John Markum

“Love Wins” Controversy

“I can’t believe in a God that would send someone to a place like Hell.”

“What kind of loving God would send people to Hell?”

“Who gets to decide who gets into Heaven and who has to go to Hell?”

Rob Bell addresses these common questions in his upcoming book, Love Wins, which has already stirred massive controversy by his implications that no one will go to Hell. Below is the video trailer that he himself has released, which is largely responsible for the widespread controversy. I’ll attempt to address the questions he raises as concisely as possible…

  1. “Gandhi’s in Hell? He is?!? And someone knows this for sure?” My Answer: I don’t know. And no human could possibly know for sure.
  2. “Will only a few select people make it to Heaven?” My Answer: As far as the Bible is concerned, yes. Matthew 7:13,14
  3. “And will billions, and billions of people burn forever in Hell?” My Answer: I have no idea how many it will be, but yes, many, many people will go to a real place called Hell. Romans 6:23, Revelation 20:15
  4. “And if that is the case, how do you become one of the few?” My Answer: Turn away from your man-made attempts at pleasing God and pleasing yourself, and give your life to God by placing your faith in Jesus, who lived a sinless life, died as a substitution for humanity, and rose again on the third day proving to be God. John 3:16-19, Romans 3:23-28, Romans 10:9-13
  5. “And then there is the question behind the question. Like: What is God like?” My Answer: This a great question. A loaded question, but a great one. I’ll answer this in a separate blog post this week.
  6. “So what gets subtly caught and taught is that Jesus rescues you from God.” My Answer: Jesus is God. Jesus dying for humanity is God taking upon Himself His own righteous judgment for man’s rebellion. His holiness demands that wickedness be eliminated. His love demands that mankind be pardoned. The cross is the greatest evidence of God’s holiness and love.
  7. “How can that God ever be good?” My Answer: Bell is defining “good” based on getting what we want (Heaven) without the consequences (Hell). The real question would be, “How could a pure, perfect and holy God allow wicked humanity into His heaven?” But to answer the question, God is good in every sense by virtue of His willingness to die for sinful man, allowing us the opportunity to experience both His love and holiness. Romans 5:6-11, 1 John 4:7-12

I sense that we are no where near done talking about this, and that I a likely to hear from many of you in emails and through the comments. I welcome your interaction, but let’s keep it civil, please. More posts WILL follow about these issues…

Blessings,

John

2 thoughts on ““Love Wins” Controversy

  1. Hey man, I’m trying to watch the videos you posted but they won’t load on my browser for some reason. Is there another way of getting around this and being able to watch?

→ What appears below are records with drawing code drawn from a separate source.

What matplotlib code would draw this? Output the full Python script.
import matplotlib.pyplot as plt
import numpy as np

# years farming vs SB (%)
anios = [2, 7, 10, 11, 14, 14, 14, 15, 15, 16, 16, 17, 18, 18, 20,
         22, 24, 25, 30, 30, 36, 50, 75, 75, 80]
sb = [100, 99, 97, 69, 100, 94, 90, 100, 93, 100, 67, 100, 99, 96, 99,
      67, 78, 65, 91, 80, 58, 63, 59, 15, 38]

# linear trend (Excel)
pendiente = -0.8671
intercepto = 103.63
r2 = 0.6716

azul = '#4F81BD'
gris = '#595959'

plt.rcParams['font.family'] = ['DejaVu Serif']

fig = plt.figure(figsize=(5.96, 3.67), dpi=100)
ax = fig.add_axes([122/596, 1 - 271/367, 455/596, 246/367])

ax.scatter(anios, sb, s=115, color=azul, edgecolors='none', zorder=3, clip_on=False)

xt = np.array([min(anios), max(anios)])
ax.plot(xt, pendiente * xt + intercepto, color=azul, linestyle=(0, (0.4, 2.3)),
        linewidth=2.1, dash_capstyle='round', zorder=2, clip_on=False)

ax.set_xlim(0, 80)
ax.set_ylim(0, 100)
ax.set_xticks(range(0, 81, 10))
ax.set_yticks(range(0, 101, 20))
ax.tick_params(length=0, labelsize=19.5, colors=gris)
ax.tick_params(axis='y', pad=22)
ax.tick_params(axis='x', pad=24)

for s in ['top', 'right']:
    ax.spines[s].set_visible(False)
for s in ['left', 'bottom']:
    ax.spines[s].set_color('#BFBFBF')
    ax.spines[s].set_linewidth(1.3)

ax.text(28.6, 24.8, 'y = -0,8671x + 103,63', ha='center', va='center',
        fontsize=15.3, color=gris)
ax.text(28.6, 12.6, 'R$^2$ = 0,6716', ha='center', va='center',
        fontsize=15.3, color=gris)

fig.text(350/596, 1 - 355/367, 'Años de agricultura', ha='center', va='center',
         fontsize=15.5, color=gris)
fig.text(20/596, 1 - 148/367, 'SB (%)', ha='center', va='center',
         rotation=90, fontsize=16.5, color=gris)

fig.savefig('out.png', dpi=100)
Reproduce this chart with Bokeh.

    By the way, I really enjoyed your description of the tension between god’s holiness and love and the only way for us to get both is through Jesus Christ. I think you said it right when highlighting the fact that we percieve love as getting what we want. But this is simply not true and a gross perversion of what love really means. Certainly all of us can attest to that moment as kids when daddy stood over us, belt in hand, and said “I’m doing this because I love you.” And then came the pain. What would the consequences be if good ole dad neglected parenting us and just gave us what we wanted, whatever we wanted. I Imagine we would not be the same people we are today with nearly none of the same principles we hold today if we had gotten our way. Love is not giving someone whatever they want, it is doing what is best for them. Sometimes these two coincide, but this doesn’t mean they must always do so to consider something a loving act. In fact I might go so far as to claim that giving someone whatever they want for that reason alone (that they want it) would be an act of hate, not love. but I think I’ve said too much.

  2. here is my question..in the video rob bell keeps using the rhetoric “how do you become one of the few” (referring to those that make it to heaven), but who says it’s only a few? Everything I know and have experienced grants me to believe otherwise, that there are billions upon billions of brothers and sisters in christ waiting to greet me on that day. Personally, I’m anxious to sit down and chill with people like peter, paul the apostle, King david, C.S. Lewis, JRR Tolkien, John Locke, etc. (Assuming of course these folks all made it to heaven through the saving work of Jesus Christ).